I might eventually put a cam but just to have some nice lumpy idle not for performance per se. I dont think you can beat the Summit price (1968 PONTIAC GTO Summit Racing® Header-Back Dual Exhaust Systems SUM-680121) which is a header-back system. Still need to investigate what kind of modifications they would require to fit stock manifolds.


----------



## RMTZ67 (Mar 12, 2011)

Ya seems like a good price. I paid $470.00 in 2018...it is a whopping 675.00 now. Mine is stainless steel, not sure the difference would be other than strength. Most sets are header back like the one your looking at. So you will need down pipes also . I am sure summit sells them as well. or look on Ebay for a complete set. I bought a complete front to back set for my camaro I had, on ebay....aluminized as well.


----------



## aseyc (Aug 26, 2020)

Thanks. Will take a look at eBay as Summit dont seem to have header back systems for stock manifolds.


----------



## Jared (Apr 19, 2013)

aseyc said:


> Thanks. Will take a look at eBay as Summit dont seem to have header back systems for stock manifolds.

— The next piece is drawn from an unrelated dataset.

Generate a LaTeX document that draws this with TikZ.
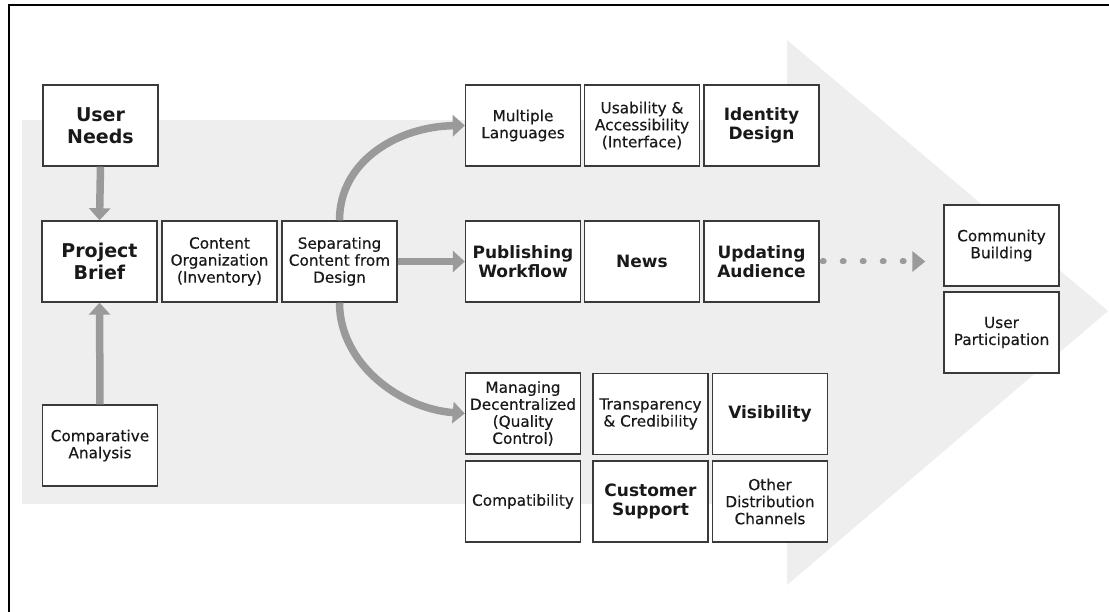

Pypes makes the down pipes to go from the factory manifolds to hook up a header back system at the cross member. I think they cost somewhere around $100 or so. I have a pair that just came off my car when the engine blew. They have about 100 miles on them. I am upgrading to RA manifolds while I have the engine out so the down pipes I have won't work. I'd give them to you if you are close to southern NE.


----------



## noswell (May 13, 2020)

RMTZ67 said:


> If your gonna leave it stock or close to it...2.5 is probably sufficient. Not sure your cost for the summit exhaust, I bought magnaflow from amazon. Good fit and sound. I have Ram Air exhaust manifolds tho.


I'm very satisfied with the sound of magnaflow also. A bit loud but not raspy. I ordered it from 4wheelonline.


----------



## Jerry H. (Mar 19, 2020)

I would check around your area for a reputable muffler shop that can build you a set just like the originals in aluminized steel. They'll never rust just like stainless but not as expensive. Should be around 500 installed.


----------